Find matrix of T with respect to the standard basis of R^3

[Collisionman]

Homework Statement

For this whole question let T be a linear transformation from R^3 to R^3 with
T(1,0,0) = (2,2,2),

T(0,1,0) = (1,2,2),

T(0,0,1) = (0,0,1).

(a) Find the image of (1,1,2009)
(b) Find the matrix of T with respect to the standard basis in R^3

Homework Equations

Standard basis of R^3 = (e1,e2,e3) = (1,0,0) (0,1,0) (0,0,1)

The Attempt at a Solution

I actually don't know where to start with this question.

 

[Mark44]

Homework Statement

For this whole question let T be a linear transformation from R^3 to R^3 with
T(1,0,0) = (2,2,2),

T(0,1,0) = (1,2,2),

T(0,0,1) = (0,0,1).

(a) Find the image of (1,1,2009)
(b) Find the matrix of T with respect to the standard basis in R^3

Homework Equations

Standard basis of R^3 = (e1,e2,e3) = (1,0,0) (0,1,0) (0,0,1)

The Attempt at a Solution

I actually don't know where to start with this question.

Two of the most basic properties of a linear transformation are that T(u + v) = T(u) + T(v) and T(ku) = kT(u).
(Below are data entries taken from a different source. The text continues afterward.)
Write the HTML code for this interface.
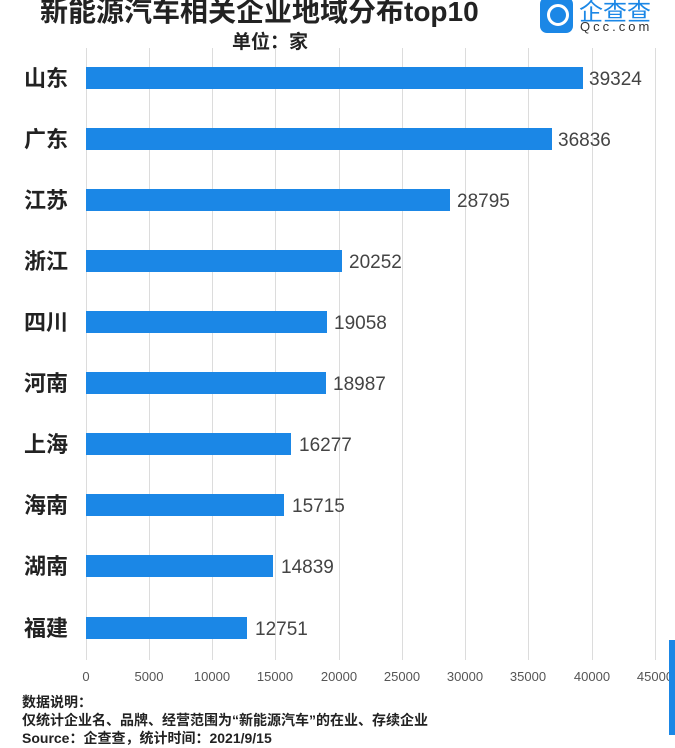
<!DOCTYPE html>
<html><head><meta charset="utf-8"><style>
body{margin:0;width:675px;height:735px;overflow:hidden;background:#fff;font-family:"Liberation Sans","Noto Sans CJK SC",sans-serif;position:relative}
.a{position:absolute;white-space:nowrap}
.g{position:absolute;top:48px;height:612px;width:1px;background:#dcdcdc}
.bar{position:absolute;left:86px;height:22px;background:#1b87e6}
.lab{position:absolute;left:24px;font-size:22px;font-weight:bold;color:#222;line-height:22px}
.val{position:absolute;font-size:19px;color:#444;line-height:22px}
.t{position:absolute;top:669px;font-size:13px;color:#555;transform:translateX(-50%)}
</style></head><body>
<div class="a" style="left:40px;top:-10px;font-size:28px;font-weight:bold;color:#222">新能源汽车相关企业地域分布top10</div>
<div class="a" style="left:232px;top:27px;font-size:19px;font-weight:bold;color:#222">单位：家</div>
<div class="a" style="left:540px;top:-3px;width:33px;height:36px;background:#1b87e6;border-radius:7px"></div>
<div class="a" style="left:547px;top:4px;width:16px;height:16px;border:3px solid #fff;border-radius:50%"></div>
<div class="a" style="left:579px;top:-8px;font-size:24px;color:#1b87e6">企查查</div>
<div class="a" style="left:580px;top:19px;font-size:13px;color:#333;letter-spacing:3px">Qcc.com</div>
<div class="g" style="left:86px"></div><div class="g" style="left:149px"></div><div class="g" style="left:212px"></div><div class="g" style="left:275px"></div><div class="g" style="left:339px"></div><div class="g" style="left:402px"></div><div class="g" style="left:465px"></div><div class="g" style="left:528px"></div><div class="g" style="left:592px"></div><div class="g" style="left:655px"></div>
<div class="lab" style="top:68px">山东</div><div class="bar" style="top:67px;width:497px"></div><div class="val" style="left:589px;top:69px">39324</div>
<div class="lab" style="top:129px">广东</div><div class="bar" style="top:128px;width:466px"></div><div class="val" style="left:558px;top:130px">36836</div>
<div class="lab" style="top:190px">江苏</div><div class="bar" style="top:189px;width:364px"></div><div class="val" style="left:457px;top:191px">28795</div>
<div class="lab" style="top:251px">浙江</div><div class="bar" style="top:250px;width:256px"></div><div class="val" style="left:349px;top:252px">20252</div>
<div class="lab" style="top:312px">四川</div><div class="bar" style="top:311px;width:241px"></div><div class="val" style="left:334px;top:313px">19058</div>
<div class="lab" style="top:373px">河南</div><div class="bar" style="top:372px;width:240px"></div><div class="val" style="left:333px;top:374px">18987</div>
<div class="lab" style="top:434px">上海</div><div class="bar" style="top:433px;width:205px"></div><div class="val" style="left:299px;top:435px">16277</div>
<div class="lab" style="top:495px">海南</div><div class="bar" style="top:494px;width:198px"></div><div class="val" style="left:292px;top:496px">15715</div>
<div class="lab" style="top:556px">湖南</div><div class="bar" style="top:555px;width:187px"></div><div class="val" style="left:281px;top:557px">14839</div>
<div class="lab" style="top:618px">福建</div><div class="bar" style="top:617px;width:161px"></div><div class="val" style="left:255px;top:619px">12751</div>
<div class="t" style="left:86px">0</div><div class="t" style="left:149px">5000</div><div class="t" style="left:212px">10000</div><div class="t" style="left:275px">15000</div><div class="t" style="left:339px">20000</div><div class="t" style="left:402px">25000</div><div class="t" style="left:465px">30000</div><div class="t" style="left:528px">35000</div><div class="t" style="left:592px">40000</div><div class="t" style="left:655px">45000</div>
<div class="a" style="left:669px;top:640px;width:6px;height:95px;background:#1b87e6"></div>
<div class="a" style="left:22px;top:692px;font-size:14px;font-weight:bold;color:#222">数据说明：</div>
<div class="a" style="left:22px;top:710px;font-size:14px;font-weight:bold;color:#222">仅统计企业名、品牌、经营范围为“新能源汽车”的在业、存续企业</div>
<div class="a" style="left:22px;top:728px;font-size:14px;font-weight:bold;color:#222">Source：企查查，统计时间：2021/9/15</div>
</body></html>
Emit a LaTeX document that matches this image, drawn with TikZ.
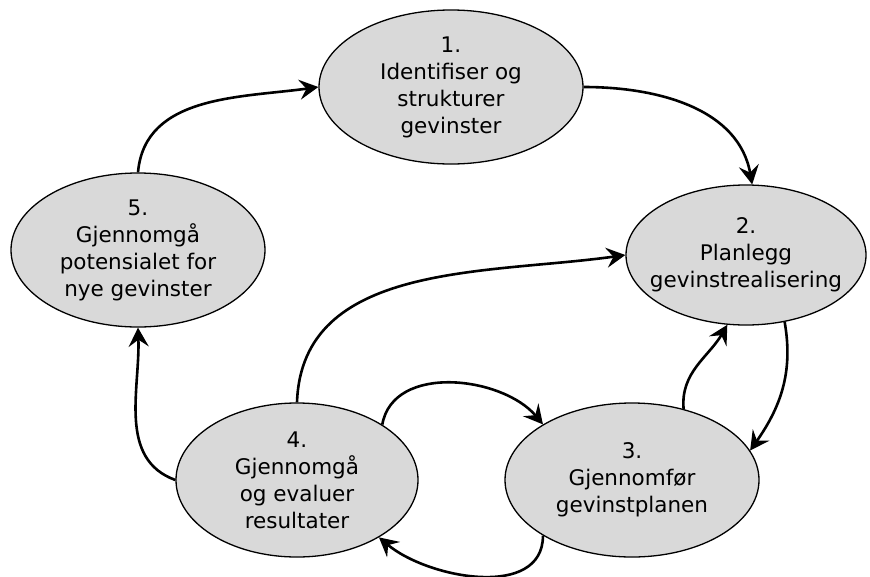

Apply these properties to find T(1, 1, 2009).

For the b part, your text must have some examples of finding the matrix of a linear transformation in terms of a particular basis.

 

[jbunniii]

Hint: the vectors you wrote for the standard basis are exactly the same as the ones T is acting on in the problem statement.

 

[HallsofIvy]

Notice that if
$$A= \begin{bmatrix}a & b & c \\ d & e & f \\ g & h & i\end{bmatrix}$$
then
$$Ae_1= \begin{bmatrix}a & b & c \\ d & e & f \\ g & h & i\end{bmatrix}\begin{bmatrix}1 \\ 0 \\ 0\end{bmatrix}= \begin{bmatrix}a \\ d \\ g\end{bmatrix}$$

$$Ae_2= \begin{bmatrix}a & b & c \\ d & e & f \\ g & h & i\end{bmatrix}\begin{bmatrix}0 \\ 1 \\ 0\end{bmatrix}= \begin{bmatrix}b \\ e \\ h\end{bmatrix}$$

$$Ae_2= \begin{bmatrix}a & b & c \\ d & e & f \\ g & h & i\end{bmatrix}\begin{bmatrix}0 \\ 0 \\ 1\end{bmatrix}= \begin{bmatrix}c \\ f \\ i\end{bmatrix}$$

That is, the results of applying the transformation to the standard basis vectors are the columns of the matrix.